In the United States and Britain, just 2-3% of books published each year are translations, compared to nearly 35% in Latin America and Western Europe.
It’s this “dearth of translated literature” that is constructing “a new kind of iron curtain” around the native English-speaking world, argues translator Edith Grossman in a carefully thought-out piece in Foreign Policy magazine.
This is more than just a shame, Grossman writes. It’s downright dangerous for those who value the spread of knowledge.
English often serves as the “linguistic bridge” for the translation of a book into a number of Asian and African languages. For example, the Chinese market would be completely closed off to a book written in Spanish unless it was first translated into English. So, limiting translation ultimately “turns off the spigot” that flows not just to us but to the rest of the world, she says.
Taking it even further, you can say that this “dearth” of translation could be a threat to civil liberties, because the free exchange of literary ideas, insights, and intuitions that translation facilitates is central to a free society. If we — knowingly or unknowingly — limit access to information and ideas, we create the possibility of tyranny and dictatorship.
And on a diplomatic level, choosing to block off access to the body of literature of a large and significant portion of the world creates a willfull ignorance of other cultures, movements, and societies — which could have dreadful political consequences, she warns.
But it’s not all doom and gloom. A while back I discovered a wonderful organization called Words Without Borders, that translates, publishes, and promotes contemporary international literature, to “open doors for readers of English around the world to the multiplicity of viewpoints, richness of experience, and literary perspective on world events offered by writers in other languages.”

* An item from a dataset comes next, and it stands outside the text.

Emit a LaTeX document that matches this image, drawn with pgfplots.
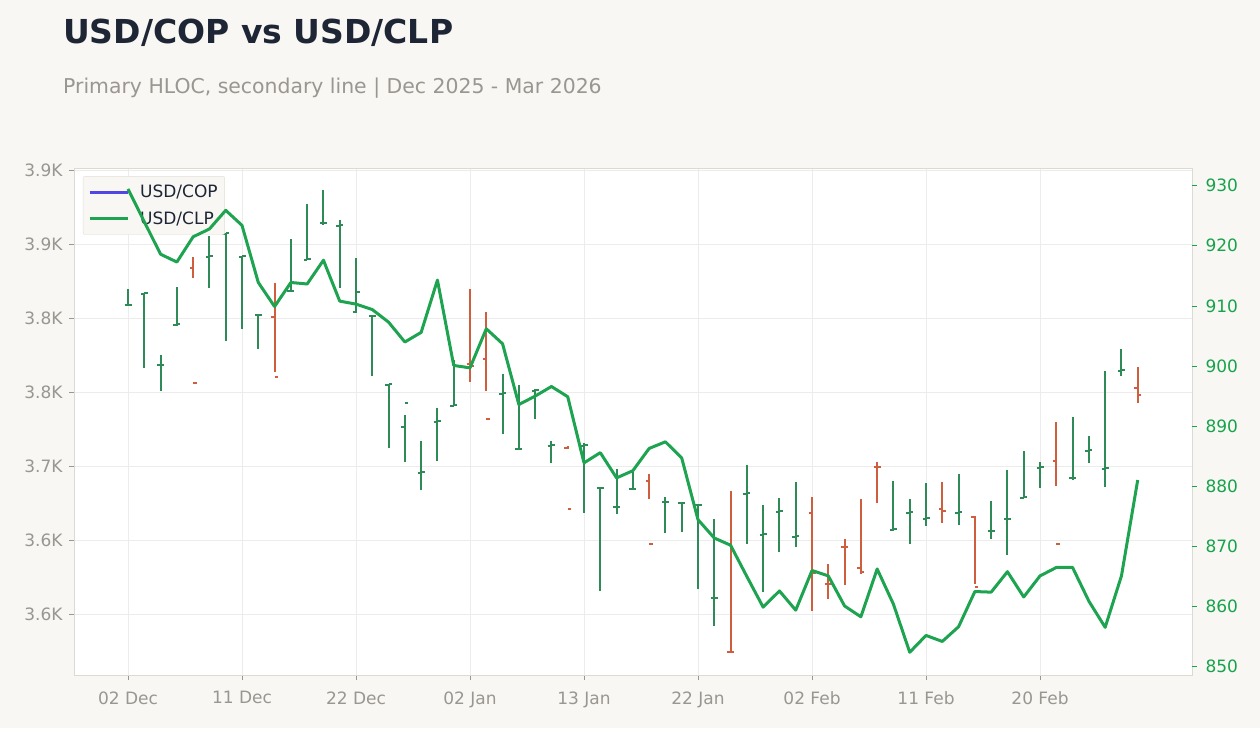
\documentclass[border=0pt]{standalone}
\usepackage{pgfplots}
\pgfplotsset{compat=1.18}
\usepackage{pgfplotstable}
\usepackage{fontspec}
\setmainfont{DejaVu Sans}

\definecolor{bgcol}{RGB}{248,247,244}
\definecolor{bordercol}{RGB}{221,217,211}
\definecolor{gridcol}{RGB}{236,236,236}
\definecolor{labelcol}{RGB}{154,150,144}
\definecolor{titlecol}{RGB}{30,38,53}
\definecolor{axgreen}{RGB}{22,163,74}
\definecolor{lineG}{RGB}{30,163,80}
\definecolor{barG}{RGB}{46,139,87}
\definecolor{barR}{RGB}{206,94,62}
\definecolor{legblue}{RGB}{79,70,229}
\definecolor{legbg}{RGB}{248,247,244}
\definecolor{legborder}{RGB}{226,222,216}

\pgfdeclareplotmark{openL}{\pgfpathmoveto{\pgfqpoint{-3.5pt}{0pt}}\pgfpathlineto{\pgfqpoint{0pt}{0pt}}\pgfusepathqstroke}
\pgfdeclareplotmark{closeR}{\pgfpathmoveto{\pgfqpoint{0pt}{0pt}}\pgfpathlineto{\pgfqpoint{3.5pt}{0pt}}\pgfusepathqstroke}

% USD/COP HLOC, rising bars
\pgfplotstableread{
x H L O C
0 3819.6 3809.0 3809.0 3809.3
1 3816.9 3766.6 3816.4 3816.8
2 3775.0 3751.1 3768.2 3768.6
3 3820.9 3795.0 3795.5 3795.9
5 3855.8 3820.7 3841.4 3841.8
6 3857.4 3784.9 3857.0 3857.3
7 3842.1 3793.0 3841.4 3841.8
8 3802.7 3779.5 3802.2 3802.5
10 3853.6 3818.0 3818.2 3818.6
11 3877.2 3839.4 3839.5 3839.8
12 3886.7 3863.0 3864.2 3864.6
13 3866.4 3820.7 3862.4 3862.8
14 3840.7 3803.8 3804.1 3818.0
15 3801.8 3761.2 3801.5 3801.8
16 3755.4 3712.2 3755.0 3755.3
17 3734.7 3703.1 3726.8 3743.0
18 3717.1 3683.8 3695.7 3696.1
19 3739.2 3703.8 3729.9 3730.3
20 3771.8 3740.7 3740.8 3741.1
23 3762.2 3722.0 3748.9 3749.3
24 3754.7 3711.7 3711.7 3712.0
25 3752.2 3732.2 3750.9 3751.3
26 3716.9 3702.4 3713.7 3714.1
28 3715.9 3668.6 3713.7 3714.1
29 3685.5 3615.9 3685.1 3685.4
30 3698.0 3668.0 3672.3 3672.7
31 3696.8 3684.2 3684.5 3684.9
33 3679.3 3655.1 3675.7 3676.1
34 3675.7 3655.8 3675.2 3675.5
35 3674.1 3616.9 3673.9 3674.1
36 3664.2 3592.1 3610.8 3611.2
38 3700.9 3647.7 3681.3 3681.7
39 3673.9 3615.3 3653.6 3654.0
40 3678.6 3642.3 3669.1 3669.5
41 3689.2 3645.7 3652.2 3652.6
47 3690.1 3656.5 3657.1 3657.5
48 3677.9 3647.7 3668.4 3668.8
49 3688.7 3659.7 3664.4 3664.8
51 3694.8 3660.3 3668.4 3668.8
53 3676.6 3650.9 3656.1 3656.5
54 3697.5 3640.1 3664.2 3664.6
55 3710.3 3678.4 3678.6 3679.0
56 3702.7 3685.5 3698.9 3699.3
58 3733.1 3690.9 3691.9 3692.3
59 3720.3 3702.4 3710.3 3710.7
60 3764.2 3686.2 3698.2 3698.6
61 3779.3 3761.2 3764.4 3764.8
}\upbars

% USD/COP HLOC, falling bars
\pgfplotstableread{
x H L O C
4 3841.4 3827.2 3834.2 3756.3
9 3823.9 3763.9 3801.1 3760.5
21 3819.8 3757.2 3769.1 3767.8
22 3804.1 3751.1 3772.7 3732.2
27 3713.4 3711.7 3712.7 3671.4
32 3694.8 3678.1 3690.3 3647.7
37 3683.3 3574.3 3574.8 3574.3
42 3679.3 3602.4 3668.6 3628.1
43 3634.0 3610.3 3620.7 3620.3
44 3650.9 3619.8 3645.7 3645.3
45 3677.9 3627.4 3631.1 3628.4
46 3702.7 3675.4 3699.7 3699.3
50 3689.4 3661.7 3671.1 3669.8
52 3666.4 3620.5 3665.5 3618.6
57 3729.9 3686.9 3703.6 3647.7
62 3767.1 3743.0 3753.1 3748.2
}\downbars

% USD/CLP close
\pgfplotstableread{
x y
0 929.45
1 924.0
2 918.6
3 917.3
4 921.5
5 922.8
6 925.9
7 923.4
8 913.9
9 909.9
10 913.9
11 913.65
12 917.6
13 910.8
14 910.3
15 909.4
16 907.3
17 904.0
18 905.6
19 914.3
20 900.1
21 899.7
22 906.2
23 903.7
24 893.6
25 895.0
26 896.6
27 894.9
28 883.9
29 885.6
30 881.4
31 882.6
32 886.3
33 887.4
34 884.7
35 874.45
36 871.4
37 870.2
38 865.0
39 859.9
40 862.6
41 859.4
42 866.0
43 865.1
44 860.1
45 858.3
46 866.25
47 860.4
48 852.4
49 855.2
50 854.2
51 856.65
52 862.5
53 862.4
54 865.8
55 861.6
56 865.1
57 866.5
58 866.5
59 860.9
60 856.55
61 865.1
62 881.05
}\clp

\begin{document}
\begin{tikzpicture}[x=1pt,y=1pt]
\useasboundingbox (0,0) rectangle (1260,728);
\fill[bgcol] (0,0) rectangle (1260,728);
\node[anchor=base west, inner sep=0pt, font=\bfseries\fontsize{33}{38}\selectfont, text=titlecol] at (63,684) {USD/COP vs USD/CLP};
\node[anchor=base west, inner sep=0pt, font=\fontsize{20.4}{24}\selectfont, text=labelcol] at (63,634) {Primary HLOC, secondary line | Dec 2025 - Mar 2026};

\begin{axis}[
  at={(74pt,53pt)}, anchor=south west,
  width=1118pt, height=507pt, scale only axis,
  xmin=-3.316, xmax=65.33,
  ymin=3559.0, ymax=3901.55,
  axis background/.style={fill=white},
  axis line style={draw=bordercol, line width=0.8pt},
  xtick={0,7,14,21,28,35,42,49,56},
  xticklabels={02 Dec,11 Dec,22 Dec,02 Jan,13 Jan,22 Jan,02 Feb,11 Feb,20 Feb},
  ytick={3600,3650,3700,3750,3800,3850,3900},
  yticklabels={3.6K,3.6K,3.7K,3.8K,3.8K,3.9K,3.9K},
  xtick pos=left, ytick pos=left,
  tick align=outside, major tick length=5pt,
  tick style={draw=labelcol, line width=0.8pt},
  tick label style={font=\fontsize{17}{20}\selectfont, text=labelcol},
  xticklabel style={yshift=-8pt},
  yticklabel style={xshift=-3pt},
  grid=major, major grid style={draw=gridcol, line width=0.8pt},
  legend style={at={(0.008,0.984)}, anchor=north west, fill=legbg, draw=legborder,
    rounded corners=2pt, font=\fontsize{17}{20}\selectfont, text=titlecol,
    inner xsep=5pt, inner ysep=7pt, row sep=8pt, column sep=9pt},
  legend cell align=left,
  legend image code/.code={\draw[#1] (0pt,0pt) -- (38pt,0pt);},
]
\addlegendimage{color=legblue, line width=3pt}
\addlegendentry{USD/COP}
\addlegendimage{color=lineG, line width=3pt}
\addlegendentry{USD/CLP}

\addplot[draw=none, mark=none, forget plot,
  error bars/.cd, y dir=plus, y explicit, error mark=none,
  error bar style={line width=2pt, draw=barG}]
  table[x=x, y=L, y error plus expr=\thisrow{H}-\thisrow{L}] {\upbars};
\addplot[barG, only marks, mark=openL, mark options={line width=2pt}, forget plot] table[x=x, y=O] {\upbars};
\addplot[barG, only marks, mark=closeR, mark options={line width=2pt}, forget plot] table[x=x, y=C] {\upbars};

\addplot[draw=none, mark=none, forget plot,
  error bars/.cd, y dir=plus, y explicit, error mark=none,
  error bar style={line width=2pt, draw=barR}]
  table[x=x, y=L, y error plus expr=\thisrow{H}-\thisrow{L}] {\downbars};
\addplot[barR, only marks, mark=openL, mark options={line width=2pt}, forget plot] table[x=x, y=O] {\downbars};
\addplot[barR, only marks, mark=closeR, mark options={line width=2pt}, forget plot] table[x=x, y=C] {\downbars};
\end{axis}

\begin{axis}[
  at={(74pt,53pt)}, anchor=south west,
  width=1118pt, height=507pt, scale only axis,
  xmin=-3.316, xmax=65.33,
  ymin=848.62, ymax=932.94,
  axis x line=none, axis y line*=right,
  axis line style={draw=none},
  ytick={850,860,870,880,890,900,910,920,930},
  yticklabels={850,860,870,880,890,900,910,920,930},
  tick align=outside, major tick length=5pt,
  tick style={draw=axgreen, line width=0.8pt},
  tick label style={font=\fontsize{17}{20}\selectfont, text=axgreen},
  yticklabel style={xshift=5pt},
]
\addplot[lineG, line width=3pt, line join=round, mark=none] table[x=x, y=y] {\clp};
\end{axis}
\end{tikzpicture}
\end{document}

They release a monthly online magazine with 8-10 new works by international writers, with past authors including Nobel Prize winners J.M.G Le Clézio, Herta Müller, Mahmoud Darwish, Etgar Keret, Per Petterson, Fadhil Al-Azzawi, W.G. Sebald, and Ma Jian. To date they’ve published well over a thousand pieces from 114 countries and 80 languages!
Words Without Borders also partners with publishing houses to release print anthologies, and will be working directly with high schools and colleges to provide content and resources to expand curricula to incorporate contemporary international literature, hoping to instill curiosity about other cultures and help students become better world citizens. Inspired? Here’s how you can get involved.
A bit of background on Edith Grossman:
Edith Grossman is an award-winning American translator specializing in English versions of Spanish language books. Her version of “Don Quixote” a few years back “caused a sensation in the shadowy realm of newly translated classics,” and prompted Harold Bloom to proclaim her the Glenn Gould of translators. Her latest work, “Why Translation Matters” was recently reviewed by The New York Times.